Moore surrendered his starting job to rookie Ryan Tannehill last season, but led Miami to a victory in relief when Tannehill went down with an injury Oct. 28 at New York against the Jets.

“I kind of wore that role and I took it on and I was proud of that,” Moore said of being the backup. “Was it disappointing to not get the job? Sure. But I appreciate my job and what I’m supposed to do. I think I’m very good at (my job). ... I learned a lot, but I aided the team in a lot of ways. No regrets. No hard feelings. It was good to step back and watch Ryan, help Ryan, be the voice in the locker room. Being an older guy is different now. I had that going for me and the respect and relationships that are so great now that weren’t when I was a second-, third-year guy in the league.”

Moore, who will be 29 in August, said Miami does have interest in him returning.

But after March 12, his options are wide open.

“There are a lot of things I’m looking at — the rosters, who are the guys they have now. A lot of it is relationships with coaches because being in the league this long, you know somebody in a lot of places. Location,” Moore said of things he’s looking for in his next team.

“What it comes down to is a fair shake. You want to go in and compete for your job the best you can and be judged the right way. I don’t want anything sugarcoated and I don’t want to be put in a closet either. I’m sure I’ll get a sense of what that is when I talk to coaches or (general managers), so I don’t know if I can explain what the perfect (team) is, but a lot has to do with the people, the direction, the philosophy of the head coach.”

There are three things that stand out to any professional athlete, not including money — being a starter, security and a chance to win a championship.

Of the three, Moore didn’t choose which was most important to him.

In the end, it sounds like a combination.

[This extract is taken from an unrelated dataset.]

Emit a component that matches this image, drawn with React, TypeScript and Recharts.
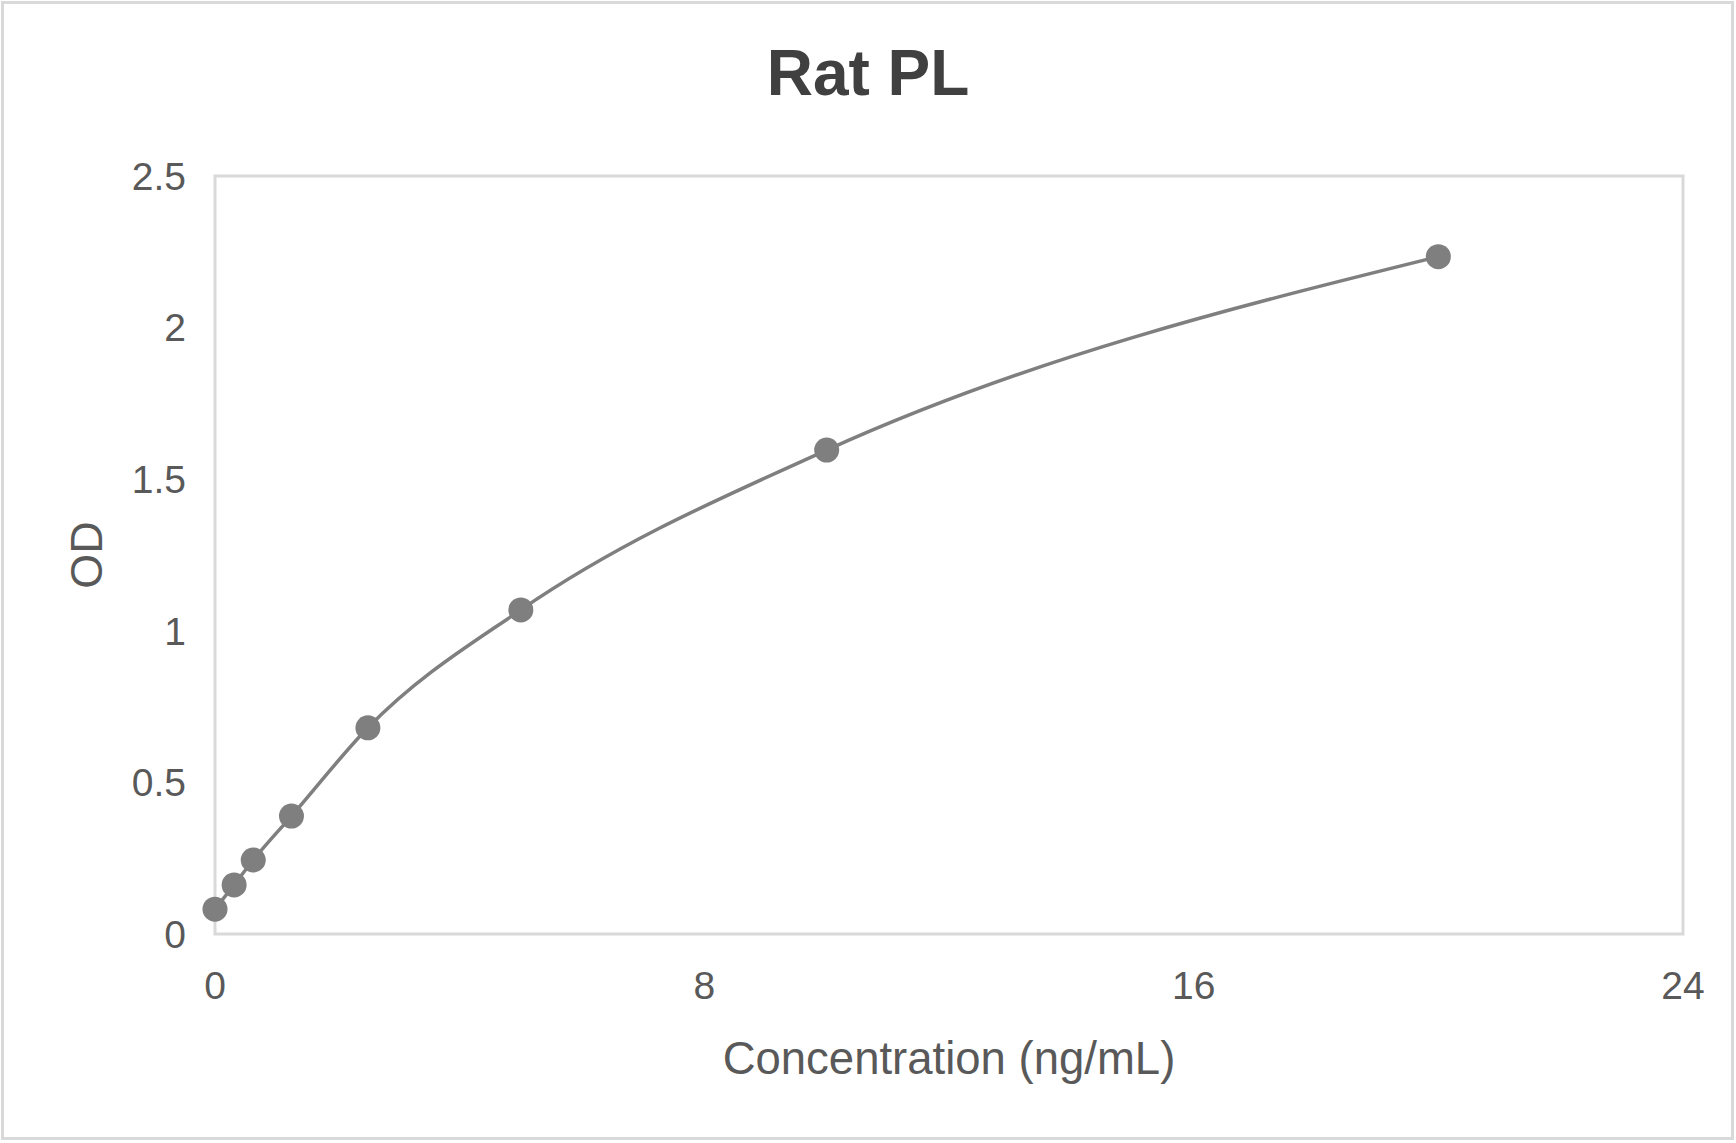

“I think you play this game to win Super Bowls. There’s no doubt you strive to be the best,” Moore began. “I think in any player’s career, there’s a point where security’s very important. In terms of playing time, you’re going to play wherever you’re at, especially at the quarterback position. Which is why, yes, I do want to try and start somewhere, but being a backup, I don’t know what the numbers are. But two, three years ago, 62 (quarterbacks) started an NFL game and there are only 32 teams. Security, I can’t lie to you, is great.”